You can then connect to Airflow locally. Enable your DAG and see that it runs correctly.

Production Setup

When deploying to production make sure to set up the following environment variables:

AWS_ACCESS_KEY_ID -- The AWS access key ID to spin up the Spark clusters
AWS_SECRET_ACCESS_KEY -- The AWS secret access key
AIRFLOW_DATABASE_URL -- The connection URI for the Airflow database, e.g. mysql://username:password@hostname:port/database
AIRFLOW_BROKER_URL -- The connection URI for the Airflow worker queue, e.g. redis://hostname:6379/0
AIRFLOW_BROKER_URL -- The connection URI for the Airflow result backend, e.g. redis://hostname:6379/1
AIRFLOW_GOOGLE_CLIENT_ID -- The Google Auth client id used for authentication.
AIRFLOW_GOOGLE_CLIENT_SECRET -- The Google Auth client secret used for authentication.
AIRFLOW_GOOGLE_APPS_DOMAIN -- The domain(s) to restrict Google Auth login to e.g. mozilla.com
AIRFLOW_SMTP_HOST -- The SMTP server to use to send emails e.g. email-smtp.us-west-2.amazonaws.com
AIRFLOW_SMTP_USER -- The SMTP user name
AIRFLOW_SMTP_PASSWORD -- The SMTP password
AIRFLOW_SMTP_FROM -- The email address to send emails from e.g. telemetry-alerts@workflow.telemetry.mozilla.org
URL -- The base URL of the website e.g. https://workflow.telemetry.mozilla.org
DEPLOY_ENVIRONMENT -- The environment currently running, e.g. stage or prod

Also, please set

AIRFLOW_SECRET_KEY -- A secret key for Airflow's Flask based webserver
AIRFLOW__CORE__FERNET_KEY -- A secret key to saving connection passwords in the DB

Debugging

Some useful docker tricks for development and debugging:

# Stop all docker containers:
docker stop $(docker ps -aq)

# Remove any leftover docker volumes:
docker volume rm $(docker volume ls -qf dangling=true)
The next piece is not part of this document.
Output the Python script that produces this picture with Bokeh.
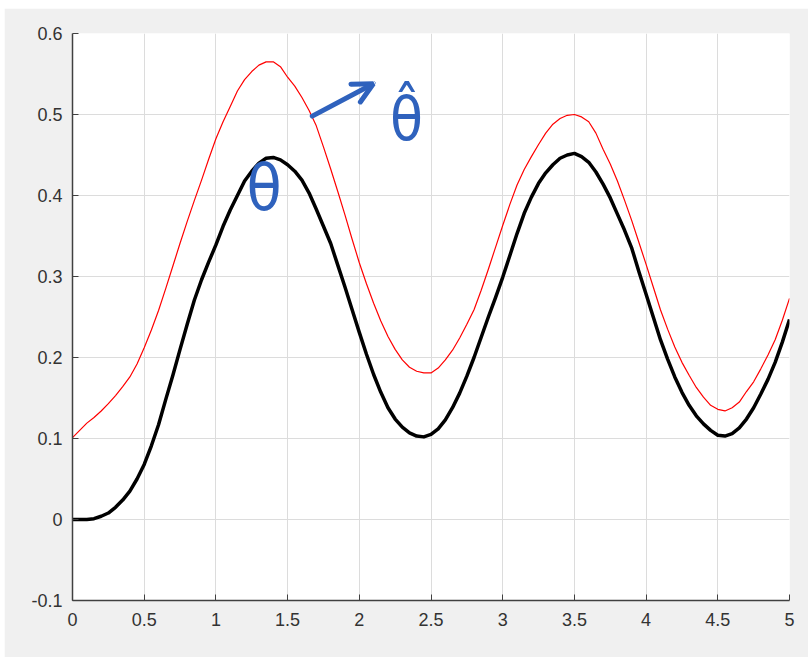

# Purge docker volumes (helps with mysql container failing to start)
# Careful as this will purge all local volumes not used by at least one container.
docker volume prune

Triggering a task to re-run within the Airflow UI

Check if the task / run you want to re-run is visible in the DAG's Tree View UI
- For example, the main_summary DAG tree view.
- Hover over the little squares to find the scheduled dag run you're looking for.
If the dag run is not showing in the Dag Tree View UI (maybe deleted)
- Browse -> Dag Runs
- Create (you can look at another dag run of the same dag for example values too)
  - Dag Id: the name of the dag, for example, main_summary
  - Execution Date: The date the dag should have run, for example, 2018-05-14 00:00:00
  - Start Date: Some date between the execution date and "now", for example, 2018-05-20 00:00:05
  - End Date: Leave it blank
  - State: success
  - Run Id: scheduled__2018-05-14T00:00:00
  - External Trigger: unchecked
- Click Save
- Click on the Graph view for the dag in question. From the main DAGs view, click the name of the DAG
- Select the "Run Id" you just entered from the drop-down list
- Click "Go"
- Click each element of the DAG and "Mark Success"
- The tasks should now show in the Tree View UI
If the dag run is showing in the DAG's Tree View UI
- Click on the small square for the task you want to re-run
- Uncheck the "Downstream" toggle
- Click the "Clear" button
- Confirm that you want to clear it
- The task should be scheduled to run again straight away.